Функция культа личности в этой системе принципиальна, поскольку фиксирует роль вождя как верховного жреца идеологического культа, контролера, медиатора и цензора[1260]
. Особенность советского вождизма выявляется при сравнении с немецким вариантом. В Германии культ личности фюрера возник вследствие глубокого кризиса парламентской системы и широко распространенной ностальгии по харизматическому лидеру, статус которого получал юридическое закрепление (в принципе фюрерства). В России возникновение культа личности объяснялось кризисом легитимности однопартийного режима, оказавшегося неспособным выполнить свои коммунистические обещания, совершив мировую революцию[1261]. Понятие культа личности было заимствовано советской правовой доктриной из опыта германской социал-демократии, где Ф. Лассаль, по словам А. Бебеля, создал организацию, «обеспечивавшую ее вождю диктаторскую власть», которая «была превращена в святыню», всякая критика которой «считалась чуть ли не государственным преступлением», а идеологическим выражением стал «постоянно поддерживаемый культ Лассаля и созданной им организации». Вождю в этой системе начинают поклоняться не как доверенному лицу, но как «господину». Если партия, отмечал он в контексте этих размышлений, «замечает, что ее обманывают и мистифицируют и ведут по ложному пути, то она не только имеет право, но и обязана отнять у вождя его руководящую роль и лишить его своего доверия», ибо «партия обязана самым строгим образом контролировать действие своих вождей»[1262]. Именно такова была позиция критиков культа личности Сталина – Х. Раковского, Ф. Раскольникова М. Рютина и других[1263], но они не объяснили причин постоянного воспроизводства этой тенденции в коммунистических режимах. Объяснение, предложенное Троцким, связывало принятие новой Конституции с «Термидором», но не выглядело убедительно, поскольку не выходило за традиционные рамки классовой марксистской схемы[1264].Главная причина этой трансформации, как показал еще Р. Михельс, состоит в том, что вождь как выразитель, защитник и истолкователь программных партийных устремлений персонифицирует их в глазах адептов, а публичная политика из конституционно-правовых форм переходит в область аппаратных махинаций и персонального искусства лидера. Несмотря на безмерность сталинского культа, Л. Фейхтвангер не нашел поэтому «признаков, указывающих на искусственность этого чувства». Он определил Сталина как «демократического диктатора» и резюмировал: «Если Ленин был Цезарем Советского Союза, то Сталин стал его Августом, его “умножателем” во всех отношениях»[1265]

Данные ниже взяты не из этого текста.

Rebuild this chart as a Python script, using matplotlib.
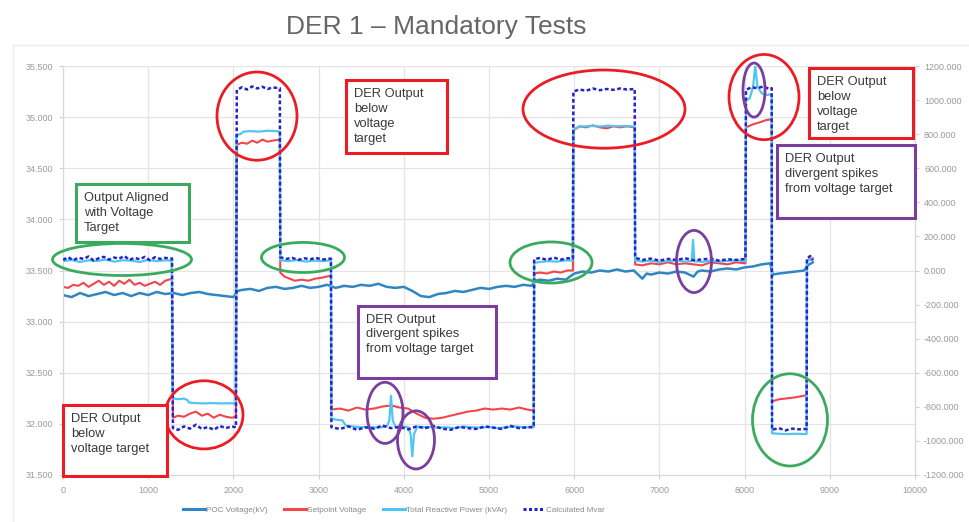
import matplotlib
matplotlib.use("Agg")
import matplotlib.pyplot as plt
from matplotlib.patches import Ellipse, Rectangle
from matplotlib.lines import Line2D

plt.rcParams['font.family'] = ['Liberation Sans', 'DejaVu Sans']

title = "DER 1 \u2013 Mandatory Tests"
series_names = ["POC Voltage(kV)", "Setpoint Voltage", "Total Reactive Power (kVAr)", "Calculated Mvar"]

# ---- POC Voltage (kV), left axis ----
poc_t = [0, 100, 200, 300, 400, 500, 600, 700, 800, 900, 1000, 1100, 1200, 1300, 1400, 1500,
         1600, 1700, 1800, 1900, 2000, 2050, 2100, 2200, 2300, 2400, 2500, 2600, 2700, 2800,
         2900, 3000, 3100, 3200, 3300, 3400, 3500, 3600, 3700, 3800, 3900, 4000, 4100, 4200,
         4300, 4400, 4500, 4600, 4700, 4800, 4900, 5000, 5100, 5200, 5300, 5400, 5500, 5540,
         5600, 5700, 5800, 5900, 6000, 6100, 6200, 6300, 6400, 6500, 6600, 6700, 6750, 6800,
         6850, 6900, 7000, 7100, 7200, 7300, 7400, 7450, 7500, 7600, 7700, 7800, 7900, 8000,
         8100, 8200, 8300, 8330, 8400, 8500, 8600, 8700, 8740, 8800]
poc_v = [33.26, 33.24, 33.28, 33.25, 33.27, 33.29, 33.26, 33.28, 33.25, 33.28, 33.26, 33.29,
         33.27, 33.28, 33.26, 33.28, 33.29, 33.27, 33.26, 33.25, 33.24, 33.30, 33.31, 33.32,
         33.30, 33.33, 33.34, 33.32, 33.33, 33.35, 33.33, 33.34, 33.36, 33.33, 33.35, 33.34,
         33.36, 33.35, 33.37, 33.34, 33.33, 33.34, 33.30, 33.25, 33.24, 33.27, 33.28, 33.30,
         33.29, 33.31, 33.33, 33.32, 33.34, 33.35, 33.34, 33.36, 33.35, 33.40, 33.41, 33.40,
         33.42, 33.41, 33.47, 33.49, 33.48, 33.50, 33.49, 33.51, 33.49, 33.50, 33.46, 33.42,
         33.47, 33.46, 33.48, 33.47, 33.49, 33.48, 33.44, 33.49, 33.50, 33.49, 33.51, 33.52,
         33.51, 33.53, 33.54, 33.56, 33.57, 33.46, 33.47, 33.48, 33.49, 33.50, 33.55, 33.58]

# ---- Setpoint Voltage (kV), left axis ----
sp_t = [0, 60, 120, 180, 240, 300, 360, 420, 480, 540, 600, 660, 720, 780, 840, 900, 960,
        1020, 1080, 1140, 1200, 1280,
        1290, 1350, 1420, 1490, 1560, 1630, 1700, 1770, 1840, 1910, 1980, 2030,
        2040, 2100, 2160, 2220, 2280, 2340, 2400, 2460, 2545,
        2550, 2600, 2660, 2720, 2800, 2880, 2960, 3040, 3145,
        3150, 3250, 3350, 3450, 3550, 3650, 3750, 3850, 3950, 4050, 4150, 4250, 4350, 4450,
        4550, 4650, 4750, 4850, 4950, 5050, 5150, 5250, 5350, 5450, 5525,
        5530, 5600, 5680, 5760, 5840, 5920, 5985,
        5990, 6060, 6140, 6220, 6300, 6380, 6460, 6540, 6620, 6710,
        6715, 6800, 6900, 7000, 7100, 7200, 7300, 7400, 7500, 7600, 7700, 7800, 7900, 8010,
        8016, 8100, 8180, 8250, 8318,
        8322, 8400, 8500, 8600, 8728,
        8732, 8800]
sp_v = [33.34, 33.33, 33.36, 33.35, 33.38, 33.34, 33.37, 33.40, 33.36, 33.39, 33.35, 33.40,
        33.37, 33.41, 33.36, 33.38, 33.35, 33.37, 33.39, 33.36, 33.40, 33.42,
        32.06, 32.08, 32.07, 32.10, 32.12, 32.08, 32.10, 32.06, 32.09, 32.07, 32.06, 32.07,
        34.73, 34.75, 34.74, 34.77, 34.75, 34.78, 34.76, 34.77, 34.78,
        33.48, 33.44, 33.42, 33.40, 33.41, 33.40, 33.42, 33.43, 33.45,
        32.14, 32.15, 32.13, 32.16, 32.14, 32.15, 32.17, 32.18, 32.16, 32.15, 32.10, 32.06,
        32.05, 32.06, 32.08, 32.10, 32.12, 32.13, 32.15, 32.14, 32.15, 32.14, 32.16, 32.14, 32.13,
        33.47, 33.48, 33.47, 33.49, 33.48, 33.50, 33.50,
        34.87, 34.91, 34.90, 34.92, 34.90, 34.89, 34.91, 34.90, 34.91, 34.90,
        33.56, 33.55, 33.57, 33.56, 33.58, 33.56, 33.57, 33.56, 33.55, 33.58, 33.57, 33.56,
        33.58, 33.57,
        34.90, 34.93, 34.95, 34.97, 34.98,
        32.22, 32.24, 32.25, 32.26, 32.28,
        33.60, 33.62]

# ---- Total Reactive Power (kVAr), right axis ----
q_t = [0, 100, 200, 300, 400, 500, 600, 700, 800, 900, 1000, 1100, 1200, 1275,
       1285, 1350, 1420, 1460, 1480, 1550, 1650, 1750, 1850, 1950, 2025,
       2035, 2080, 2120, 2200, 2300, 2400, 2500, 2545,
       2550, 2650, 2750, 2850, 2950, 3050, 3145,
       3150, 3200, 3280, 3320, 3400, 3500, 3600, 3700, 3800, 3830, 3850, 3870, 3900, 3950,
       4000, 4050, 4080, 4100, 4120, 4160, 4200, 4300, 4400, 4500, 4600, 4700, 4800, 4900,
       5000, 5100, 5200, 5300, 5400, 5525,
       5530, 5600, 5700, 5800, 5900, 5980,
       5990, 6040, 6100, 6200, 6300, 6400, 6500, 6600, 6710,
       6715, 6800, 6900, 7000, 7100, 7200, 7300, 7380, 7395, 7410, 7500, 7600, 7700, 7800,
       7900, 8010,
       8016, 8060, 8100, 8125, 8150, 8200, 8260, 8318,
       8322, 8400, 8500, 8600, 8728,
       8732, 8800]
q_v = [55, 62, 50, 60, 56, 64, 52, 60, 58, 50, 62, 55, 60, 58,
       -750, -755, -752, -760, -775, -778, -780, -778, -780, -779, -780,
       795, 800, 815, 818, 815, 820, 818, 815,
       60, 55, 62, 52, 58, 55, 60,
       -870, -875, -880, -910, -915, -920, -918, -922, -915, -880, -735, -880, -915, -920,
       -915, -920, -960, -1090, -960, -915, -920, -918, -922, -920, -925, -915, -920, -922,
       -918, -925, -920, -915, -920, -920,
       45, 50, 55, 52, 60, 58,
       825, 840, 845, 848, 845, 850, 846, 848, 845,
       60, 52, 58, 50, 55, 60, 52, 55, 180, 55, 50, 58, 52, 56, 60, 55,
       1000, 1010, 1080, 1200, 1080, 1040, 1030, 1035,
       -955, -958, -960, -958, -960,
       60, 65]

# ---- Calculated Mvar, right axis ----
m_t = [0, 60, 120, 180, 240, 300, 360, 420, 480, 540, 600, 660, 720, 780, 840, 900, 960,
       1020, 1080, 1140, 1200, 1280,
       1290, 1350, 1420, 1490, 1560, 1630, 1700, 1770, 1840, 1910, 1980, 2030,
       2040, 2100, 2160, 2220, 2280, 2340, 2400, 2460, 2545,
       2550, 2620, 2690, 2760, 2830, 2900, 2970, 3040, 3145,
       3150, 3250, 3350, 3450, 3550, 3650, 3750, 3850, 3950, 4050, 4150, 4250, 4350, 4450,
       4550, 4650, 4750, 4850, 4950, 5050, 5150, 5250, 5350, 5450, 5525,
       5530, 5600, 5680, 5760, 5840, 5920, 5985,
       5990, 6060, 6140, 6220, 6300, 6380, 6460, 6540, 6620, 6710,
       6715, 6800, 6900, 7000, 7100, 7200, 7300, 7400, 7500, 7600, 7700, 7800, 7900, 8010,
       8016, 8080, 8150, 8220, 8290, 8318,
       8322, 8400, 8480, 8560, 8640, 8728,
       8732, 8770, 8800]
m_v = [62, 78, 60, 75, 68, 82, 58, 72, 80, 64, 76, 70, 85, 62, 74, 66, 80, 60, 78, 68, 74, 70,
       -925, -935, -915, -928, -905, -930, -918, -935, -912, -925, -915, -920,
       1060, 1075, 1062, 1080, 1068, 1078, 1065, 1074, 1070,
       78, 68, 74, 62, 72, 66, 74, 64, 70,
       -920, -930, -915, -935, -920, -928, -910, -925, -918, -932, -915, -925, -912, -928,
       -935, -918, -925, -930, -915, -922, -930, -912, -925, -920, -918,
       66, 74, 62, 76, 64, 72, 70,
       1050, 1062, 1055, 1068, 1058, 1065, 1060, 1068, 1062, 1065,
       75, 62, 70, 58, 68, 62, 72, 60, 65, 70, 58, 66, 62, 68,
       1060, 1075, 1070, 1080, 1065, 1070,
       -935, -925, -938, -928, -932, -930,
       70, 85, 60]

x_ticks = [0, 1000, 2000, 3000, 4000, 5000, 6000, 7000, 8000, 9000, 10000]
left_ticks = [31.5, 32.0, 32.5, 33.0, 33.5, 34.0, 34.5, 35.0, 35.5]
right_ticks = [-1200, -1000, -800, -600, -400, -200, 0, 200, 400, 600, 800, 1000, 1200]

# ---- annotation texts ----
note_aligned = "Output Aligned\nwith Voltage\nTarget"
note_below1 = "DER Output\nbelow\nvoltage target"
note_below2 = "DER Output\nbelow\nvoltage\ntarget"
note_spikes = "DER Output\ndivergent spikes\nfrom voltage target"

C_POC = '#2f86c3'
C_SP = '#f2454c'
C_Q = '#4fc6f2'
C_M = '#2424c8'
RED = '#ec1c24'
GREEN = '#3aab5c'
PURPLE = '#7a3e9e'
TICKC = '#9a9a9a'
GRIDC = '#e4e4e4'

fig = plt.figure(figsize=(9.7, 5.22), dpi=100)
ax = fig.add_axes([63/970, 1-475/522, (915-63)/970, (475-66)/522])
ax2 = ax.twinx()

ax.plot(poc_t, poc_v, color=C_POC, lw=1.8, zorder=3)
ax.plot(sp_t, sp_v, color=C_SP, lw=1.5, zorder=2)
ax2.plot(q_t, q_v, color=C_Q, lw=1.6, zorder=2)
ax2.plot(m_t, m_v, color=C_M, lw=1.8, ls=(0, (1.5, 1)), zorder=3)

ax.set_xlim(0, 10000)
ax.set_ylim(31.5, 35.5)
ax2.set_ylim(-1200, 1200)
ax.set_xticks(x_ticks)
ax.set_yticks(left_ticks)
ax2.set_yticks(right_ticks)
ax.set_xticklabels([str(v) for v in x_ticks])
ax.set_yticklabels([f"{v:.3f}" for v in left_ticks])
ax2.set_yticklabels([f"{v:.3f}" for v in right_ticks])
ax.grid(True, color=GRIDC, lw=0.9)
ax.set_axisbelow(True)
for a in (ax, ax2):
    for s in a.spines.values():
        s.set_color('#d8d8d8')
        s.set_linewidth(0.8)
    a.spines['top'].set_visible(False)
ax.tick_params(axis='both', labelsize=6.5, labelcolor=TICKC, color='#d0d0d0', length=3)
ax2.tick_params(axis='y', labelsize=6.5, labelcolor=TICKC, color='#d0d0d0', length=3)
ax.tick_params(axis='y', pad=4)
ax.tick_params(axis='x', pad=5)

# helper: pixel-to-data for annotation placement (left axis data coords)
def px2d(px, py):
    return (px - 63) / 0.0852, 33.5 + (270 - py) / 102.0

ellipses = [
    ((122, 259), 139, 32, GREEN), ((303, 257), 83, 30, GREEN),
    ((204, 414), 78, 68, RED), ((257, 116), 80, 88, RED),
    ((385, 412), 36, 61, PURPLE), ((416, 439), 37, 58, PURPLE),
    ((551, 262), 82, 41, GREEN), ((604, 109), 162, 78, RED),
    ((694, 261), 35, 62, PURPLE), ((764, 97), 70, 85, RED),
    ((754, 90), 22, 54, PURPLE), ((790, 419), 75, 92, GREEN),
]
for (cx, cy), w, h, col in ellipses:
    dx, dy = px2d(cx, cy)
    e = Ellipse((dx, dy), w / 0.0852, h / 102.0, fill=False, edgecolor=col, lw=2.0,
                transform=ax.transData, clip_on=False, zorder=5)
    ax2.add_artist(e)

boxes = [
    ((76, 184, 189, 242), GREEN, note_aligned),
    ((63, 404, 167, 475), RED, note_below1),
    ((346, 80, 447, 153), RED, note_below2),
    ((358, 305, 496, 377), PURPLE, note_spikes),
    ((809, 68, 913, 138), RED, note_below2),
    ((777, 145, 915, 218), PURPLE, note_spikes),
]
for (x0, y0, x1, y1), col, txt in boxes:
    dx0, dy1 = px2d(x0, y1)
    dx1, dy0 = px2d(x1, y0)
    r = Rectangle((dx0, dy1), dx1 - dx0, dy0 - dy1, facecolor='white', edgecolor=col, lw=2.2,
                  transform=ax.transData, clip_on=False, zorder=6)
    ax2.add_artist(r)
    tx, ty = px2d(x0 + 8, y0 + 8)
    ax2.text(tx, ty, txt, transform=ax.transData, ha='left', va='top', fontsize=9.3,
             color='#3a3a3a', linespacing=1.32, zorder=7, clip_on=False)

fig.text(436/970, 1 - 27/522, title, ha='center', va='center', fontsize=19, color='#666666')

handles = [Line2D([], [], color=C_POC, lw=2.2), Line2D([], [], color=C_SP, lw=2.2),
           Line2D([], [], color=C_Q, lw=2.2), Line2D([], [], color=C_M, lw=2.2, ls=(0, (1, 0.8)))]
leg = fig.legend(handles, series_names, loc='center', bbox_to_anchor=(394/970, 1 - 510/522),
                 ncol=4, frameon=False, fontsize=5.9, handlelength=2.7, handletextpad=0.1,
                 columnspacing=2.0)
for t in leg.get_texts():
    t.set_color('#8a8a8a')

# faint outer frame of the original chart
fig.add_artist(Line2D([13/970, 13/970], [0, 1 - 45/522], color='#ececec', lw=1))
fig.add_artist(Line2D([13/970, 1], [1 - 45/522, 1 - 45/522], color='#ececec', lw=1))

fig.savefig('out.png', dpi=100)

. На деле данный режим был новым воспроизведением классической тирании, как ее описали еще Платон и Аристотель. Соединение идеологического предвидения, полной информированности и неограниченной свободы применения насилия для политического конструирования оказывались возможны только при абсолютной власти, создании автономной тайной системы коммуникаций и владения искусством ее использования – «византийского стиля» Сталина как мастера политической интриги.Значение сталинской Конституции (и заложенной в ней конструкции власти) при таком подходе определяется вовсе не ее юридическими положениями – они имели столь же фантастический и фиктивный характер, как и вся советская традиция номинального конституционализма. Оно состоит в создании легальной основы цезаристского режима без его формально-юридического закрепления. Конституция закрепляла, во-первых, новые принципы и формы когнитивного доминирования партии в обществе; во-вторых, вводила систему институтов, способных манипулировать сознанием общества в интересах мобилизационных целей режима; в-третьих, фиксировала рамки формальной институциональной иерархии органов управления, контроля и принуждения в виде квазипредставительных советских, судебных и карательных институтов государства.